Morphy's Adamstown Antique Gallery went on to develop an outstanding international reputation, owing to its roster of top-quality dealers, many of them specialists in antique toys, banks and advertising. In 2000, Morphy expanded his business opportunities by purchasing Jim Burk's semiannual York Antique Toy, Doll, Holiday & Advertising Show. Four years later he joined forces with fellow antique toy dealer and friend Tom Sage Jr. to establish Morphy Auctions.
Dan Morphy is deeply invested in the day-to-day operations of Morphy Auctions, and also supports and belongs to many collector clubs, including the Mechanical Bank Collectors of America, Still Bank Collectors of America, Figural Cast Iron Collectors Club, Antique Toy Collectors of America, Antique Advertising Association of America, Golden Glow of Christmas Past and several others. And while he has bought, sold and collected 30 or 40 different types of antiques over the years, Morphy says it is mechanical banks that have continued to fascinate him.

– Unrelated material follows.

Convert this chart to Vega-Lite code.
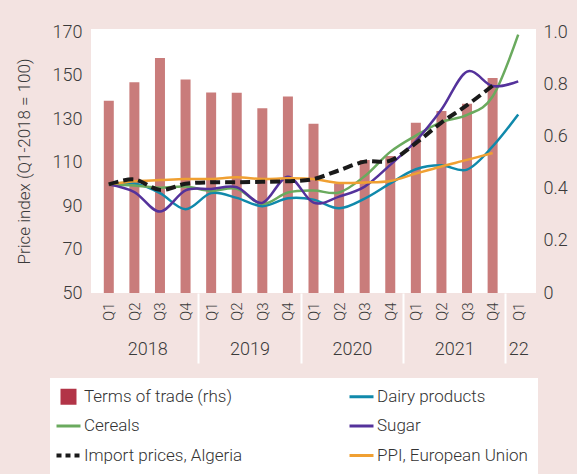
{
  "$schema": "https://vega.github.io/schema/vega-lite/v6.json",
  "width": 445,
  "height": 264,
  "autosize": {"type": "none"},
  "padding": {"left": 91, "top": 29, "right": 41, "bottom": 181},
  "background": "#f3e3e1",
  "config": {
    "view": {"stroke": null, "fill": "white"},
    "font": "Roboto",
    "axis": {"labelFont": "Roboto", "titleFont": "Roboto", "labelFontWeight": 300, "titleFontWeight": 300, "labelColor": "#3a3a3a", "titleColor": "#3a3a3a", "grid": false, "domain": false, "ticks": false},
    "legend": {"labelFont": "Roboto", "labelFontWeight": 300}
  },
  "datasets": {
    "tot": [
      {"idx": 0, "tot": 0.738}, {"idx": 1, "tot": 0.809}, {"idx": 2, "tot": 0.902}, {"idx": 3, "tot": 0.820},
      {"idx": 4, "tot": 0.770}, {"idx": 5, "tot": 0.769}, {"idx": 6, "tot": 0.709}, {"idx": 7, "tot": 0.754},
      {"idx": 8, "tot": 0.650}, {"idx": 9, "tot": 0.420}, {"idx": 10, "tot": 0.511}, {"idx": 11, "tot": 0.526},
      {"idx": 12, "tot": 0.654}, {"idx": 13, "tot": 0.699}, {"idx": 14, "tot": 0.726}, {"idx": 15, "tot": 0.825}
    ],
    "prices": [
      {"series": "Dairy products", "idx": 0, "v": 100}, {"series": "Dairy products", "idx": 1, "v": 100.5},
      {"series": "Dairy products", "idx": 2, "v": 96}, {"series": "Dairy products", "idx": 3, "v": 88.6},
      {"series": "Dairy products", "idx": 4, "v": 96}, {"series": "Dairy products", "idx": 5, "v": 93.8},
      {"series": "Dairy products", "idx": 6, "v": 90}, {"series": "Dairy products", "idx": 7, "v": 93.6},
      {"series": "Dairy products", "idx": 8, "v": 93}, {"series": "Dairy products", "idx": 9, "v": 89},
      {"series": "Dairy products", "idx": 10, "v": 93.5}, {"series": "Dairy products", "idx": 11, "v": 100.5},
      {"series": "Dairy products", "idx": 12, "v": 107}, {"series": "Dairy products", "idx": 13, "v": 108.8},
      {"series": "Dairy products", "idx": 14, "v": 106.8}, {"series": "Dairy products", "idx": 15, "v": 117.5},
      {"series": "Dairy products", "idx": 16, "v": 132.2},
      {"series": "Cereals", "idx": 0, "v": 100}, {"series": "Cereals", "idx": 1, "v": 99.5},
      {"series": "Cereals", "idx": 2, "v": 98.5}, {"series": "Cereals", "idx": 3, "v": 99},
      {"series": "Cereals", "idx": 4, "v": 97}, {"series": "Cereals", "idx": 5, "v": 98},
      {"series": "Cereals", "idx": 6, "v": 91}, {"series": "Cereals", "idx": 7, "v": 96.3},
      {"series": "Cereals", "idx": 8, "v": 97.2}, {"series": "Cereals", "idx": 9, "v": 96.3},
      {"series": "Cereals", "idx": 10, "v": 103.8}, {"series": "Cereals", "idx": 11, "v": 115},
      {"series": "Cereals", "idx": 12, "v": 122.5}, {"series": "Cereals", "idx": 13, "v": 128.7},
      {"series": "Cereals", "idx": 14, "v": 132}, {"series": "Cereals", "idx": 15, "v": 140.5},
      {"series": "Cereals", "idx": 16, "v": 169},
      {"series": "Sugar", "idx": 0, "v": 100}, {"series": "Sugar", "idx": 1, "v": 96.5},
      {"series": "Sugar", "idx": 2, "v": 87.5}, {"series": "Sugar", "idx": 3, "v": 97.3},
      {"series": "Sugar", "idx": 4, "v": 97.9}, {"series": "Sugar", "idx": 5, "v": 98.7},
      {"series": "Sugar", "idx": 6, "v": 91.5}, {"series": "Sugar", "idx": 7, "v": 103.6},
      {"series": "Sugar", "idx": 8, "v": 91.6}, {"series": "Sugar", "idx": 9, "v": 94.4},
      {"series": "Sugar", "idx": 10, "v": 99}, {"series": "Sugar", "idx": 11, "v": 109},
      {"series": "Sugar", "idx": 12, "v": 120}, {"series": "Sugar", "idx": 13, "v": 134.5},
      {"series": "Sugar", "idx": 14, "v": 152}, {"series": "Sugar", "idx": 15, "v": 145.3},
      {"series": "Sugar", "idx": 16, "v": 147.5},
      {"series": "Import prices, Algeria", "idx": 0, "v": 100}, {"series": "Import prices, Algeria", "idx": 1, "v": 102.3},
      {"series": "Import prices, Algeria", "idx": 2, "v": 97.5}, {"series": "Import prices, Algeria", "idx": 3, "v": 100.3},
      {"series": "Import prices, Algeria", "idx": 4, "v": 101}, {"series": "Import prices, Algeria", "idx": 5, "v": 101},
      {"series": "Import prices, Algeria", "idx": 6, "v": 101.2}, {"series": "Import prices, Algeria", "idx": 7, "v": 101.5},
      {"series": "Import prices, Algeria", "idx": 8, "v": 102.5}, {"series": "Import prices, Algeria", "idx": 9, "v": 106.5},
      {"series": "Import prices, Algeria", "idx": 10, "v": 110.5}, {"series": "Import prices, Algeria", "idx": 11, "v": 111},
      {"series": "Import prices, Algeria", "idx": 12, "v": 119}, {"series": "Import prices, Algeria", "idx": 13, "v": 128.5},
      {"series": "Import prices, Algeria", "idx": 14, "v": 136.5}, {"series": "Import prices, Algeria", "idx": 15, "v": 145.5},
      {"series": "PPI, European Union", "idx": 0, "v": 100}, {"series": "PPI, European Union", "idx": 1, "v": 101.5},
      {"series": "PPI, European Union", "idx": 2, "v": 102}, {"series": "PPI, European Union", "idx": 3, "v": 102.5},
      {"series": "PPI, European Union", "idx": 4, "v": 102.5}, {"series": "PPI, European Union", "idx": 5, "v": 103.3},
      {"series": "PPI, European Union", "idx": 6, "v": 102.5}, {"series": "PPI, European Union", "idx": 7, "v": 102.8},
      {"series": "PPI, European Union", "idx": 8, "v": 102.5}, {"series": "PPI, European Union", "idx": 9, "v": 100.7},
      {"series": "PPI, European Union", "idx": 10, "v": 100.9}, {"series": "PPI, European Union", "idx": 11, "v": 101.6},
      {"series": "PPI, European Union", "idx": 12, "v": 105}, {"series": "PPI, European Union", "idx": 13, "v": 108.3},
      {"series": "PPI, European Union", "idx": 14, "v": 111.3}, {"series": "PPI, European Union", "idx": 15, "v": 114.5}
    ]
  },
  "layer": [
    {
      "data": {"name": "tot"},
      "mark": {"type": "bar", "width": 10, "color": "#c97c7b"},
      "encoding": {
        "x": {
          "field": "idx", "type": "quantitative",
          "scale": {"domain": [-0.5, 16.5], "nice": false, "zero": false},
          "axis": {
            "orient": "bottom", "title": null,
            "values": [0, 1, 2, 3, 4, 5, 6, 7, 8, 9, 10, 11, 12, 13, 14, 15, 16],
            "labelExpr": "'Q' + (datum.value % 4 + 1)",
            "labelAngle": -90, "labelAlign": "right", "labelBaseline": "middle",
            "labelPadding": 9, "labelFontSize": 15,
            "labelOverlap": false, "labelFlush": false, "labelBound": false
          }
        },
        "y": {
          "field": "tot", "type": "quantitative",
          "scale": {"domain": [0, 1.0134], "nice": false},
          "axis": {
            "orient": "right", "title": null,
            "values": [0, 0.2, 0.4, 0.6, 0.8, 1],
            "labelExpr": "datum.value == 0 ? '0' : format(datum.value, '.1f')",
            "labelPadding": 7, "labelFontSize": 18
          }
        }
      }
    },
    {
      "data": {"name": "prices"},
      "transform": [{"filter": "datum.series !== 'Import prices, Algeria'"}],
      "mark": {"type": "line", "interpolate": "cardinal", "strokeWidth": 2.5},
      "encoding": {
        "x": {
          "field": "idx", "type": "quantitative",
          "axis": {
            "orient": "bottom", "title": null,
            "values": [1.5, 3.5, 5.5, 7.5, 9.5, 11.5, 13.5, 15.5, 16],
            "labelExpr": "datum.value == 1.5 ? '2018' : datum.value == 5.5 ? '2019' : datum.value == 9.5 ? '2020' : datum.value == 13.5 ? '2021' : datum.value == 16 ? '22' : ''",
            "ticks": true, "tickColor": "white", "tickWidth": 2, "tickSize": 70,
            "tickOpacity": {"condition": {"test": "datum.value % 4 == 3.5", "value": 1}, "value": 0},
            "labelAngle": 0, "labelPadding": -23, "labelFontSize": 18,
            "labelOverlap": false, "labelFlush": false, "labelBound": false
          }
        },
        "y": {
          "field": "v", "type": "quantitative",
          "scale": {"domain": [50, 171.6], "nice": false, "zero": false},
          "axis": {
            "orient": "left",
            "title": "Price index (Q1-2018 = 100)",
            "titleFontSize": 17, "titlePadding": 19,
            "values": [50, 70, 90, 110, 130, 150, 170],
            "labelPadding": 9, "labelFontSize": 18
          }
        },
        "color": {
          "field": "series", "type": "nominal",
          "scale": {
            "domain": ["Terms of trade (rhs)", "Cereals", "Import prices, Algeria", "Dairy products", "Sugar", "PPI, European Union"],
            "range": ["#b23447", "#6aaa5e", "#1a1a1a", "#1089ab", "#54329b", "#f0a032"]
          },
          "legend": {
            "title": null, "orient": "none", "legendX": -41, "legendY": 349,
            "columns": 2, "columnPadding": 100, "rowPadding": 11.5, "padding": 10,
            "fillColor": "white", "labelFontSize": 17, "labelColor": "#333333",
            "labelLimit": 300, "labelOffset": 7,
            "symbolType": "stroke", "symbolSize": 576, "symbolStrokeWidth": 3,
            "encode": {
              "symbols": {
                "update": {
                  "shape": {"signal": "datum.value === 'Terms of trade (rhs)' ? 'square' : 'stroke'"},
                  "size": {"signal": "datum.value === 'Terms of trade (rhs)' ? 256 : 576"},
                  "fill": {"signal": "datum.value === 'Terms of trade (rhs)' ? '#b23447' : 'transparent'"},
                  "strokeDash": {"signal": "datum.value === 'Import prices, Algeria' ? [5, 4] : [1, 0]"},
                  "strokeWidth": {"signal": "datum.value === 'Import prices, Algeria' ? 4 : (datum.value === 'Terms of trade (rhs)' ? 0 : 3)"}
                }
              }
            }
          }
        }
      }
    },
    {
      "data": {"name": "prices"},
      "transform": [{"filter": "datum.series === 'Import prices, Algeria'"}],
      "mark": {"type": "line", "interpolate": "cardinal", "strokeWidth": 4, "strokeDash": [10, 5]},
      "encoding": {
        "x": {"field": "idx", "type": "quantitative", "axis": null},
        "y": {"field": "v", "type": "quantitative", "scale": {"domain": [50, 171.6], "nice": false, "zero": false}, "axis": null},
        "color": {"field": "series", "type": "nominal", "legend": null}
      }
    }
  ],
  "resolve": {"scale": {"y": "independent"}, "axis": {"x": "independent"}}
}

"I've gained and lost interest in many things, but I've always gone back to mechanical banks," he said. "Mechanical banks have always been a fantastic investment even during the best or worst of times."
Morphy says the antiques business has treated him very well, and he thrives on the challenges of each successive day. "No two days are the same," he said. "I work seven days a week, and along the way I've met great people who share my enthusiasm for collecting – Bob Brady, John Haley, Don Heim and many others. These friendships are priceless to me."
Married since 2001, Morphy and his wife, Christine, live in historic Lititz, Pa. Morphy's personal collection of mechanical banks includes one of his favorites: a prized Two Frogs bank, in pristine condition. The collection even caught the eye of the couple's young daughter, Haley, now an exuberant junior collector who appears poised to follow in her father's footsteps.